MY PARTY, THE FAILURE

Politico's Ben Smith:

Greg Sargent notes a new poll today indicating that liberal voters are totally unified behind passing the health care plan. A mere three percent oppose it....

But if the bill passes with unified, if grumbly, support on the left, it would seem to vindicate the White House's fundamental approach, which was to take the left for granted as much as possible and focus on courting marginal members of the Senate. The strategy has turned Rahm Emanuel's name into a curse word among some on the left....

... if Rahm was right all along that progressives, essentially, could be taken for granted, he's about to go from punching bag to hero in the eyes of many Democrats.


I don't think so.

In terms of living up to its potential, the Democratic Party, which scored a resounding presidential victory and huge majorities in both houses of Congress, then squandered it on more than a year of failure, is like an apparently brilliant, high-achieving kid who gets into Harvard, then never cracks a book or takes a test, fails every course, drops out, and moves back home to live in his parents' basement, where he does nothing but play video games. After a long period of failing at every job he applies for, he finally winds up as a management trainee -- at McDonald's. And by this point the parents are happy. It looks as if he'll stick this out. He may even manage to move out and be self-sufficient. After squandering all his talent and all his opportunities, at least he's doing this.

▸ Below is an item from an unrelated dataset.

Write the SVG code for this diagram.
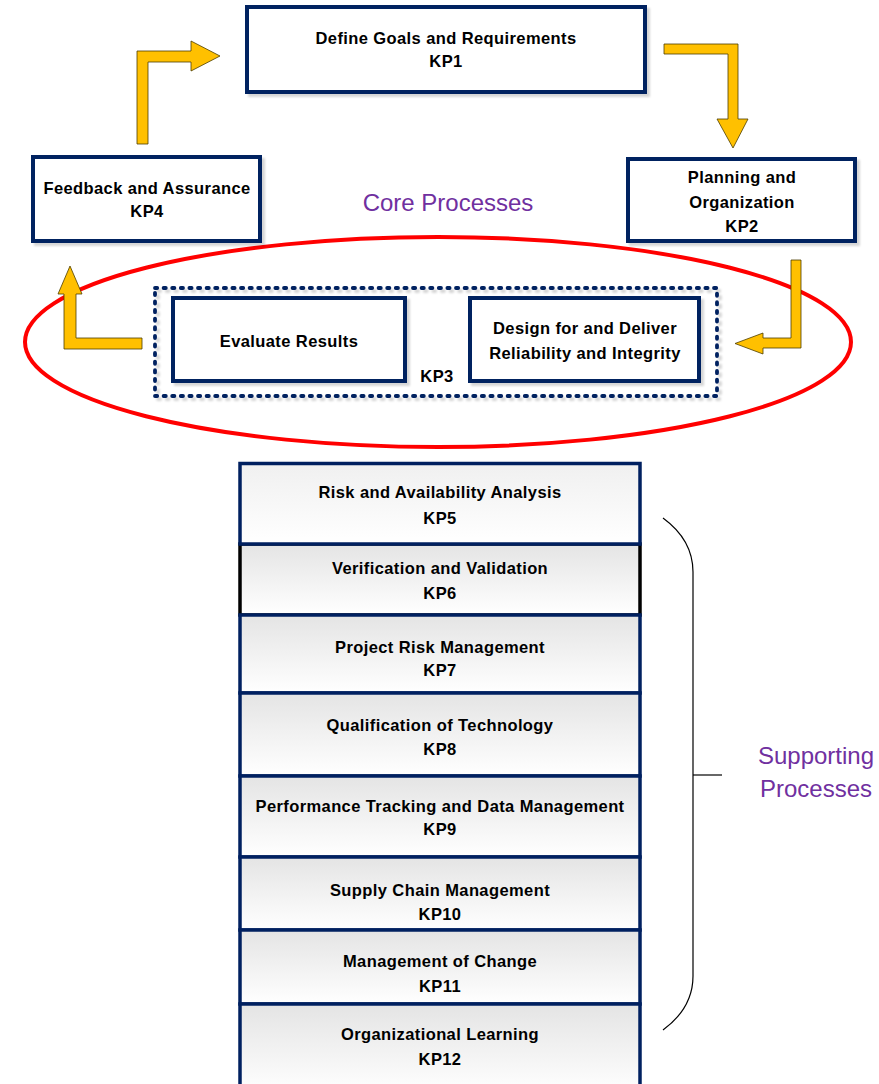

The Rahm-is-vindicated argument is essentially saying that the brainy, competent kid just should have been a screw-up from the git-go and never even should have tried to accomplish anything, even in high school, because his parents would have loved him anyway, and there was never any reason even to try to do better than Mickey D's.

After a while last year I started to wonder whether comprehensive health care reform would have been a poltical third rail for even a competent party -- but I wanted to see more accomplishments than this. I wanted some sort of real jobs legislation and some sort of real financial reform. I at least wanted Democrats to fight for bills in those areas that had teeth. I'm not on board with HCR now because the Democrats have followed a brilliant strategy. I'm on board with HCR as it is because achieving it might mean my party isn't completely hapless.